GIVEN TASK: Extract only the first line of the listing and every line after it up to and including the one with "edgecolor=edges, linewidth=1.2, zorder=2)". Omit the pictures.

== GIVEN DATA

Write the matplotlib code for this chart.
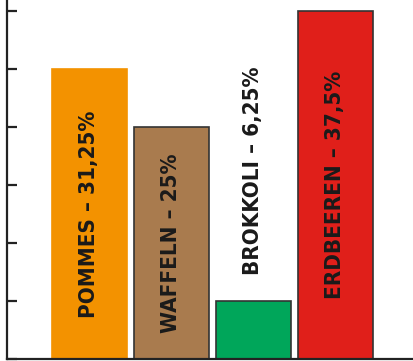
import matplotlib
matplotlib.use("Agg")
import matplotlib.pyplot as plt
from matplotlib import font_manager

categories = ["POMMES", "WAFFELN", "BROKKOLI", "ERDBEEREN"]
values = [5, 4, 1, 6]
percent_labels = ["31,25%", "25%", "6,25%", "37,5%"]
colors = ["#F39200", "#A97B4E", "#00A65A", "#E01F1A"]
edges = ["#F39200", "#333333", "#333333", "#333333"]

fig = plt.figure(figsize=(4.14, 3.61), dpi=100)
ax = fig.add_axes([7 / 414, 2 / 361, 407 / 414, 359 / 361])

x = list(range(len(categories)))
ax.bar(x, values, width=0.915, color=colors, edgecolor=edges, linewidth=1.2, zorder=2)

ax.set_xlim(-1.0, 3.96)
ax.set_ylim(0, 6 * 359 / 348)
ax.set_yticks(range(0, 7))
ax.set_yticklabels([])
ax.set_xticks([])
ax.tick_params(axis="y", direction="in", length=7.5, width=1.6, color="#222222")
for s in ["top", "right"]:
    ax.spines[s].set_visible(False)
for s in ["left", "bottom"]:
    ax.spines[s].set_linewidth(1.6)
    ax.spines[s].set_color("#222222")

names = {f.name for f in font_manager.fontManager.ttflist}
fam = ["Liberation Sans Narrow", "DejaVu Sans"] if "Liberation Sans Narrow" in names else ["DejaVu Sans"]
font = dict(family=fam, weight="bold", stretch="condensed",
            fontsize=16, color="#1a1a1a", rotation=90)
for xi, v, c, p in zip(x, values, categories, percent_labels):
    label = f"{c} – {p}"
    if v >= 2:
        ax.text(xi, v / 2, label, ha="center", va="center", **font)
    else:
        ax.text(xi, v + 0.45, label, ha="center", va="bottom", **font)

fig.savefig("out.png", dpi=100)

====

EXERCISE SOLUTION:
Write the matplotlib code for this chart.
import matplotlib
matplotlib.use("Agg")
import matplotlib.pyplot as plt
from matplotlib import font_manager

categories = ["POMMES", "WAFFELN", "BROKKOLI", "ERDBEEREN"]
values = [5, 4, 1, 6]
percent_labels = ["31,25%", "25%", "6,25%", "37,5%"]
colors = ["#F39200", "#A97B4E", "#00A65A", "#E01F1A"]
edges = ["#F39200", "#333333", "#333333", "#333333"]

fig = plt.figure(figsize=(4.14, 3.61), dpi=100)
ax = fig.add_axes([7 / 414, 2 / 361, 407 / 414, 359 / 361])

x = list(range(len(categories)))
ax.bar(x, values, width=0.915, color=colors, edgecolor=edges, linewidth=1.2, zorder=2)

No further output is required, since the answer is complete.